### DATA EXTRACT
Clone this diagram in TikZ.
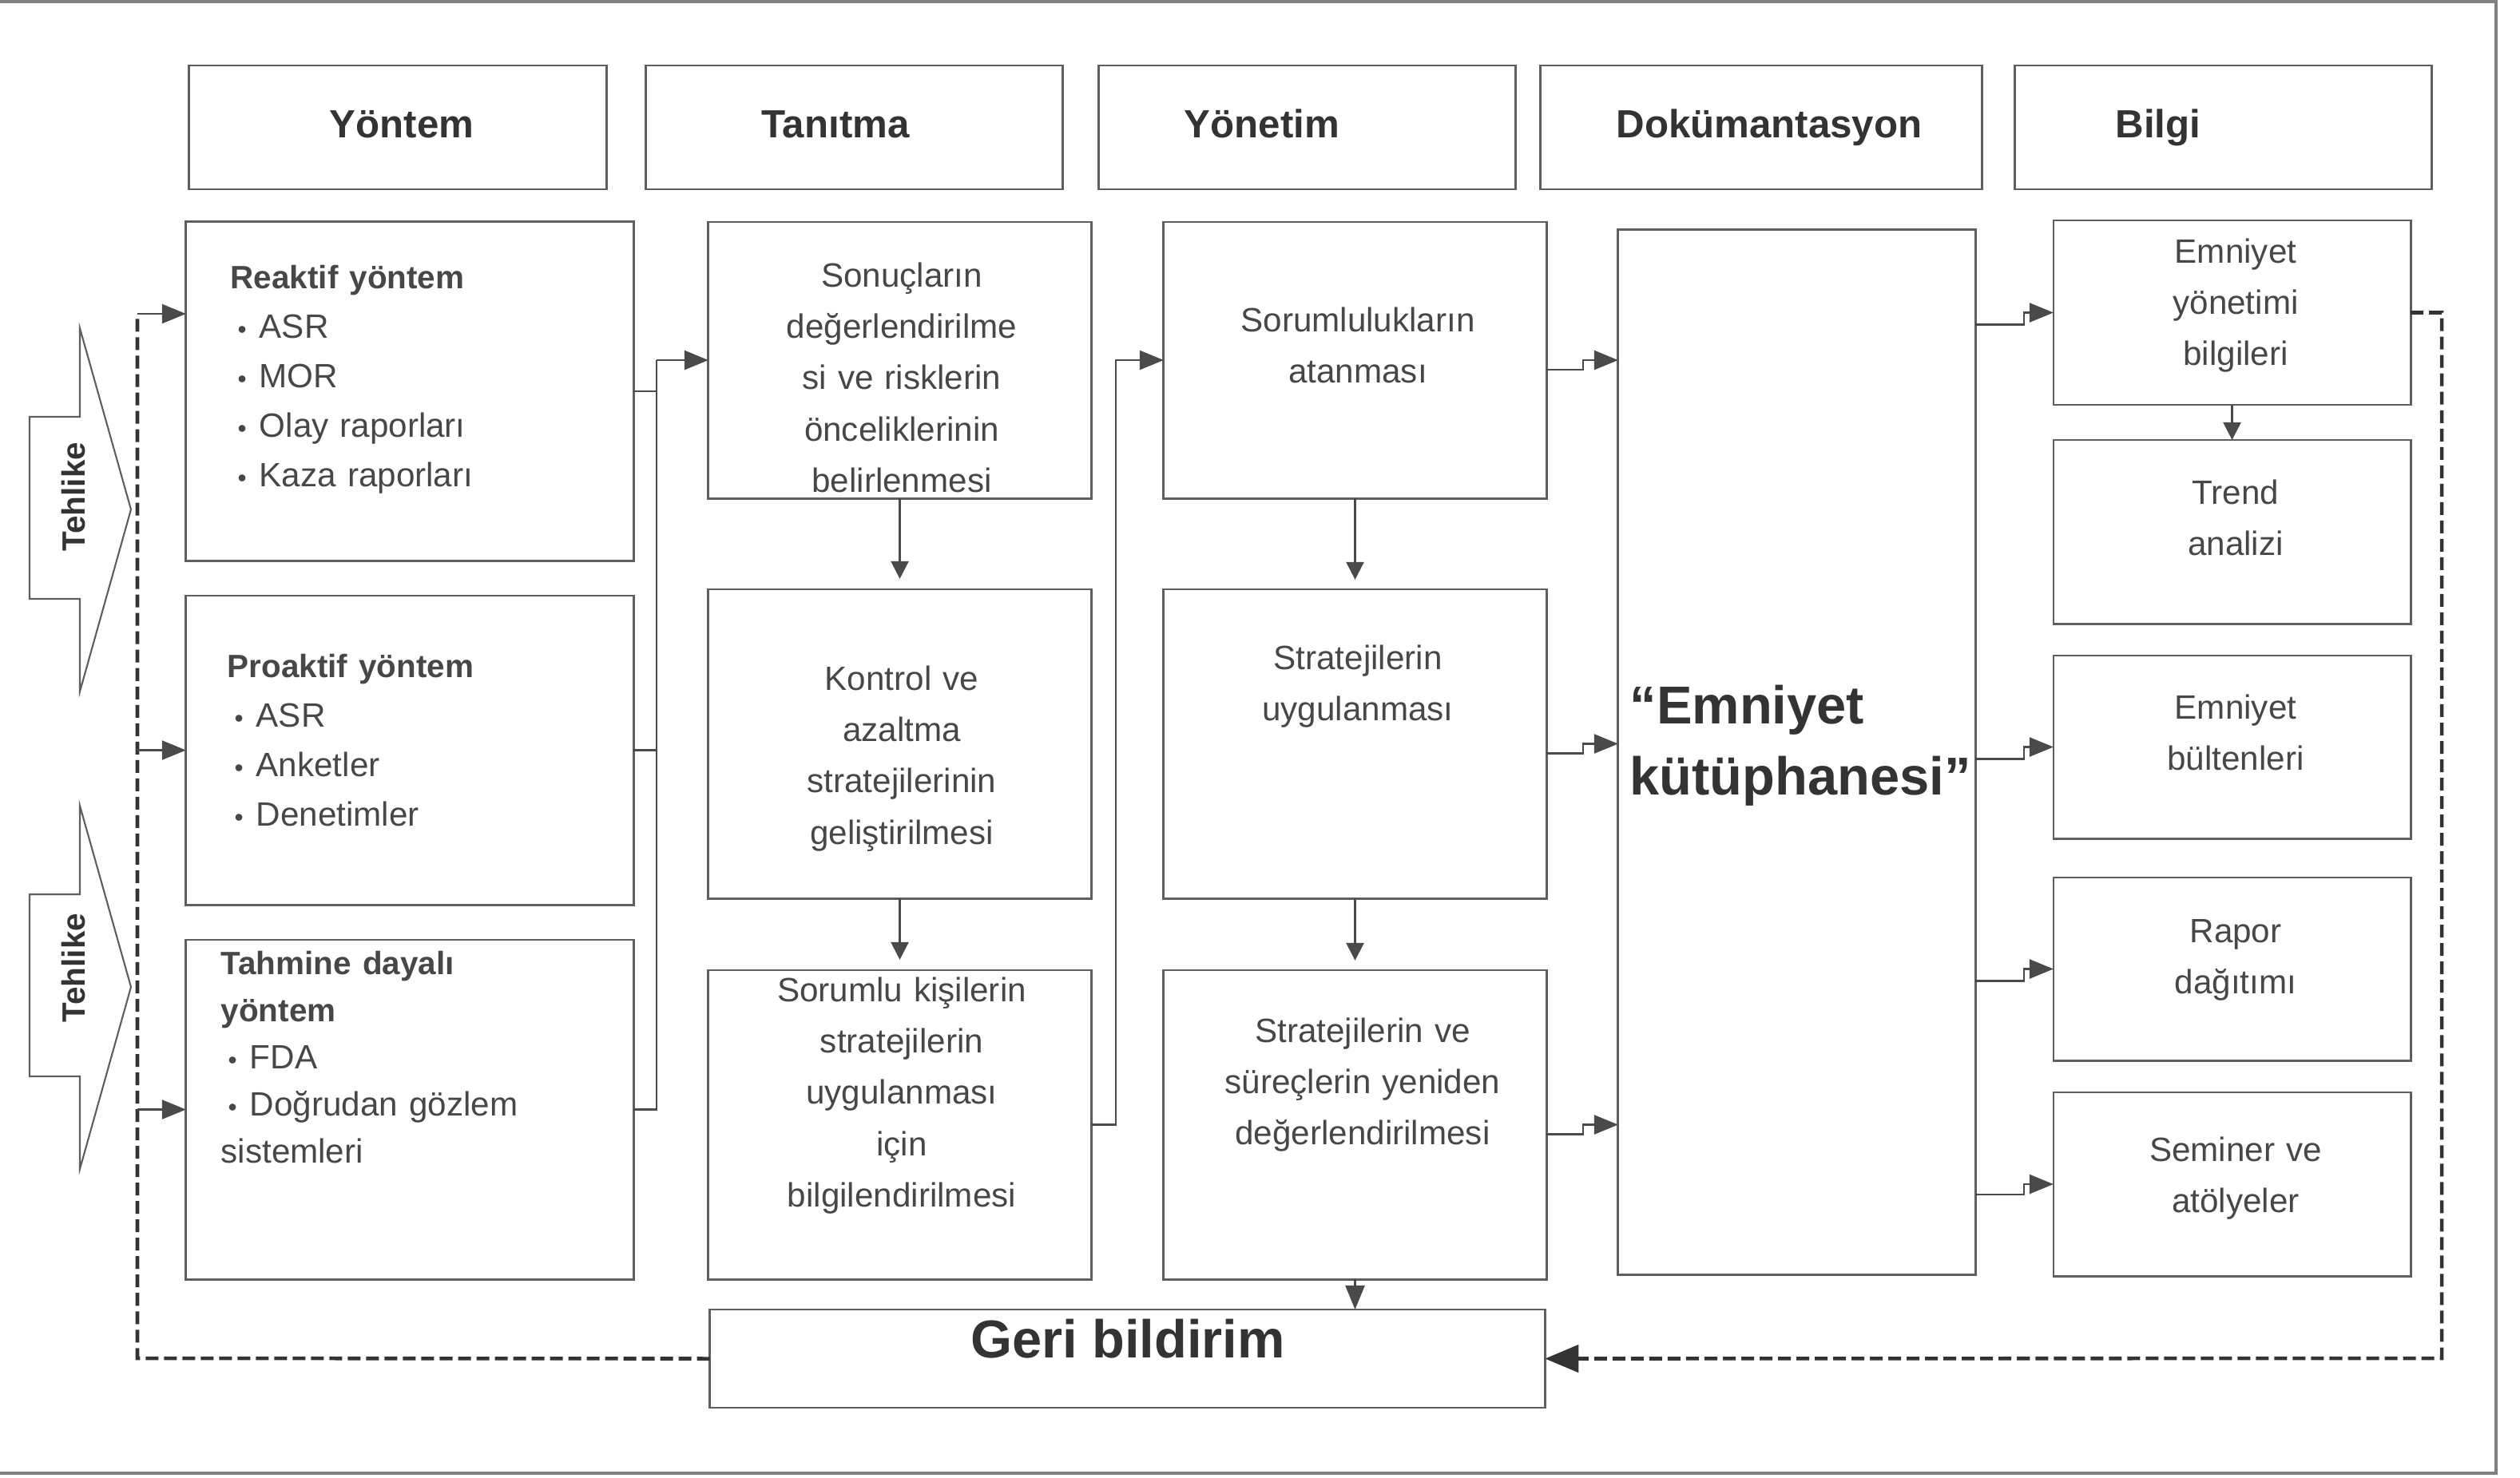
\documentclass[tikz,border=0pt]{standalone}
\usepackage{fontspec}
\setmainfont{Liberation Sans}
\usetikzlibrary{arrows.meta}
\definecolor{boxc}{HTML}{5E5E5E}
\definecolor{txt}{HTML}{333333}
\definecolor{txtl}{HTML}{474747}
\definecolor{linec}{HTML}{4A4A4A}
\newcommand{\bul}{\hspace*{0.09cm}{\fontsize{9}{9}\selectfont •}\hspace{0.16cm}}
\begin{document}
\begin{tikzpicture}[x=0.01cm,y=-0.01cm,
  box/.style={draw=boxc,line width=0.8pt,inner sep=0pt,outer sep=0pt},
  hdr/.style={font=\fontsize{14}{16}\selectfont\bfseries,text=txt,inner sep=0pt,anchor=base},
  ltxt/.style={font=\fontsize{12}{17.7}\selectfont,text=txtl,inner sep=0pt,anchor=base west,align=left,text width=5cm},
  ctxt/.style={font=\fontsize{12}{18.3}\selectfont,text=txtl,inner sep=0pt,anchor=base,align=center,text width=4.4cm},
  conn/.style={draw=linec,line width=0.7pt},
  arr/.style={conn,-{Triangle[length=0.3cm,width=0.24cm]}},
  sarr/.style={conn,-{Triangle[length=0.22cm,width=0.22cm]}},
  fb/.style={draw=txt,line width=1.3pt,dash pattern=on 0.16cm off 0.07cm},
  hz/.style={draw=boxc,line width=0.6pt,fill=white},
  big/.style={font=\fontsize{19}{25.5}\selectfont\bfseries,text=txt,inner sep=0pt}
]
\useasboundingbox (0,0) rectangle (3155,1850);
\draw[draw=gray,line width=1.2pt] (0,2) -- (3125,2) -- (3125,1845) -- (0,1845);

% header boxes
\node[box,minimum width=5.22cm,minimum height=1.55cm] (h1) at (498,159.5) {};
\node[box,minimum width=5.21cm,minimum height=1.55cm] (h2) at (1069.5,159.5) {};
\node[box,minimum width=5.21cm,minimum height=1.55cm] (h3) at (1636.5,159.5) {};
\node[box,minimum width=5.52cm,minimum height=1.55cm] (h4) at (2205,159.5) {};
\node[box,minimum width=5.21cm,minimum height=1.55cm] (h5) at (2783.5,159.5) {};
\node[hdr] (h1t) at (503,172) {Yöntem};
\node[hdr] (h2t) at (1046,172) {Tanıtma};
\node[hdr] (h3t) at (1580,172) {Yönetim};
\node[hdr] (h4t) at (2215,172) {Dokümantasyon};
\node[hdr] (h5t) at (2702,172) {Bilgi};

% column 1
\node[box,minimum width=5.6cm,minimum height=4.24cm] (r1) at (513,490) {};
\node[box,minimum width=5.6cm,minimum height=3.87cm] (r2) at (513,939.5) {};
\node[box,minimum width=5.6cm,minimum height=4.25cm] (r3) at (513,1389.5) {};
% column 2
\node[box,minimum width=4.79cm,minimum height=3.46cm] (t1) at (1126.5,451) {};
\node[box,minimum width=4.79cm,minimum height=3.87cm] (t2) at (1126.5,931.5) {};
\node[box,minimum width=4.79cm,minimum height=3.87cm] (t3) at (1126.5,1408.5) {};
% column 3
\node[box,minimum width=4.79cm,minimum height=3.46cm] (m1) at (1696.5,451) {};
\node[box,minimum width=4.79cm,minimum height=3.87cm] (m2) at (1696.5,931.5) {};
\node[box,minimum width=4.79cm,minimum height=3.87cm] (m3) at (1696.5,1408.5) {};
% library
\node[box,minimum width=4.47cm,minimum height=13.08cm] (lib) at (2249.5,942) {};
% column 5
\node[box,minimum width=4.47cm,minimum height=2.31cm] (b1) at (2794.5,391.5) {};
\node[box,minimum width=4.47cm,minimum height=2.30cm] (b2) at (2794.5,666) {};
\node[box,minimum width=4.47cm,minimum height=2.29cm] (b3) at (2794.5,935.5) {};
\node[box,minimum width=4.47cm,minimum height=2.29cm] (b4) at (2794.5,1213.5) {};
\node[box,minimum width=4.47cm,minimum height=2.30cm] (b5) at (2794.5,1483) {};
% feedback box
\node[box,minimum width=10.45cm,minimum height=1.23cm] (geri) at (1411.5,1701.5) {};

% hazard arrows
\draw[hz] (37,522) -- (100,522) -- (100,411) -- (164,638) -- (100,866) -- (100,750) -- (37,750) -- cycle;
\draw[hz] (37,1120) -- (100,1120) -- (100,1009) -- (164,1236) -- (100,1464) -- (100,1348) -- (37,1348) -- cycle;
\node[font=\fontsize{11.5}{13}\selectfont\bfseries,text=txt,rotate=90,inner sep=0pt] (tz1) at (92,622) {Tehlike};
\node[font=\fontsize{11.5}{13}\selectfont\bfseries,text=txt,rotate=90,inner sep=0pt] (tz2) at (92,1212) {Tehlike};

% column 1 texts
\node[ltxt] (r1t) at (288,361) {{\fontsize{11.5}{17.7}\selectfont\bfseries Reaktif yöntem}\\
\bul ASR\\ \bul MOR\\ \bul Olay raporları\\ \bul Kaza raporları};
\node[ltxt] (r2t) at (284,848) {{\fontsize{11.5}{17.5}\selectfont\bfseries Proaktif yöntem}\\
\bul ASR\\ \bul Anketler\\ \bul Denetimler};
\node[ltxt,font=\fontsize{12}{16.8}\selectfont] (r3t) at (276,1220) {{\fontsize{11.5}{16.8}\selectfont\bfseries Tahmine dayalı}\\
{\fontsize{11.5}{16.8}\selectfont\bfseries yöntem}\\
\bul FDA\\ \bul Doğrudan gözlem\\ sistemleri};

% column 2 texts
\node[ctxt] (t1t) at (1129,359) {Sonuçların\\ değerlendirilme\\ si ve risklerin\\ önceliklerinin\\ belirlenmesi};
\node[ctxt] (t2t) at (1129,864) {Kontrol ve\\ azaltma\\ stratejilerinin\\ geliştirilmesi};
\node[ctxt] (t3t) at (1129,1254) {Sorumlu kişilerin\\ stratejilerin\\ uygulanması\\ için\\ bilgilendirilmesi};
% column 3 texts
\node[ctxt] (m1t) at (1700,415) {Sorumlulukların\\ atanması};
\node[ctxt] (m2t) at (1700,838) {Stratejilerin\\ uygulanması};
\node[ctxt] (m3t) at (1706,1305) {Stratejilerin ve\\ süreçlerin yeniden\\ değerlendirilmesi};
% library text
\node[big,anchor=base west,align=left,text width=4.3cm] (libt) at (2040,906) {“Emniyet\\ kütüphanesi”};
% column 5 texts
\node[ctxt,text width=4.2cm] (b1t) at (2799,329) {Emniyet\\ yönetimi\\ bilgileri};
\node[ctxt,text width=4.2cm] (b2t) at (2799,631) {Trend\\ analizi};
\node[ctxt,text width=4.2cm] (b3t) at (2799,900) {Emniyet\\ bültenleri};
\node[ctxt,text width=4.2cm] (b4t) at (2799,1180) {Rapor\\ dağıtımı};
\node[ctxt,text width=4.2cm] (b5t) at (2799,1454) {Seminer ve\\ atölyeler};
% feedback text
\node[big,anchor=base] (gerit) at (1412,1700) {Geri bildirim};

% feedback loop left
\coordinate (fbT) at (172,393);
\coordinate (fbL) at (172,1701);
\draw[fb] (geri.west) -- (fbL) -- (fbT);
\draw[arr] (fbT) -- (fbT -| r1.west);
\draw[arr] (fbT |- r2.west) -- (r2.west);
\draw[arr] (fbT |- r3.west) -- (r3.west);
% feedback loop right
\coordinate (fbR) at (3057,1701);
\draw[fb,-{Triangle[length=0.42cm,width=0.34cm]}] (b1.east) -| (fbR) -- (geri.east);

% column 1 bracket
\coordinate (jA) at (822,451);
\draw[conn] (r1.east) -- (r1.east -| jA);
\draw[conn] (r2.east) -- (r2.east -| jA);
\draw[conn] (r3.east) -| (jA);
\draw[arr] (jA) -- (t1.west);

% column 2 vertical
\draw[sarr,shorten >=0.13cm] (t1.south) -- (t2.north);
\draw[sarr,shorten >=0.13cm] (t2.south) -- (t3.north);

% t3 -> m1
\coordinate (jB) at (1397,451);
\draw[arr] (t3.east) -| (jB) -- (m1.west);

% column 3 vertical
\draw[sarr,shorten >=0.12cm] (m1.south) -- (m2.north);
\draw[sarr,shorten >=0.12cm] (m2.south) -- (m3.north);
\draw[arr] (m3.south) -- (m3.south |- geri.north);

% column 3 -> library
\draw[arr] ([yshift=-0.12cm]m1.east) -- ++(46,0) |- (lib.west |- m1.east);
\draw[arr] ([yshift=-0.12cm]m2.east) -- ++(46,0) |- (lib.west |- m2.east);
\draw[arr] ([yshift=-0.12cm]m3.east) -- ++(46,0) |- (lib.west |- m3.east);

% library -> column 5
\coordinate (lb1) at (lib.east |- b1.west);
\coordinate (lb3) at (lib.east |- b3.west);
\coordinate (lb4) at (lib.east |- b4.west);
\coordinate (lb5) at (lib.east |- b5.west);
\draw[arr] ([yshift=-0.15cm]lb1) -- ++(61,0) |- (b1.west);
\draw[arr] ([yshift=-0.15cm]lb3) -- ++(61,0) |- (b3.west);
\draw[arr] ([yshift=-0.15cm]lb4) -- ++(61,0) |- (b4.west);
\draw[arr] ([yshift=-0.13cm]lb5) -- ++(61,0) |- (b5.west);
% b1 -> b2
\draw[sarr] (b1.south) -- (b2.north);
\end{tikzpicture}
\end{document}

### WRITTEN INSTRUCTION
Pictures are excluded: retype only the lines from the beginning of the listing above through the line with "(3125,1845) -- (0,1845);", both included.

### FULL SOLUTION
Clone this diagram in TikZ.
\documentclass[tikz,border=0pt]{standalone}
\usepackage{fontspec}
\setmainfont{Liberation Sans}
\usetikzlibrary{arrows.meta}
\definecolor{boxc}{HTML}{5E5E5E}
\definecolor{txt}{HTML}{333333}
\definecolor{txtl}{HTML}{474747}
\definecolor{linec}{HTML}{4A4A4A}
\newcommand{\bul}{\hspace*{0.09cm}{\fontsize{9}{9}\selectfont •}\hspace{0.16cm}}
\begin{document}
\begin{tikzpicture}[x=0.01cm,y=-0.01cm,
  box/.style={draw=boxc,line width=0.8pt,inner sep=0pt,outer sep=0pt},
  hdr/.style={font=\fontsize{14}{16}\selectfont\bfseries,text=txt,inner sep=0pt,anchor=base},
  ltxt/.style={font=\fontsize{12}{17.7}\selectfont,text=txtl,inner sep=0pt,anchor=base west,align=left,text width=5cm},
  ctxt/.style={font=\fontsize{12}{18.3}\selectfont,text=txtl,inner sep=0pt,anchor=base,align=center,text width=4.4cm},
  conn/.style={draw=linec,line width=0.7pt},
  arr/.style={conn,-{Triangle[length=0.3cm,width=0.24cm]}},
  sarr/.style={conn,-{Triangle[length=0.22cm,width=0.22cm]}},
  fb/.style={draw=txt,line width=1.3pt,dash pattern=on 0.16cm off 0.07cm},
  hz/.style={draw=boxc,line width=0.6pt,fill=white},
  big/.style={font=\fontsize{19}{25.5}\selectfont\bfseries,text=txt,inner sep=0pt}
]
\useasboundingbox (0,0) rectangle (3155,1850);
\draw[draw=gray,line width=1.2pt] (0,2) -- (3125,2) -- (3125,1845) -- (0,1845);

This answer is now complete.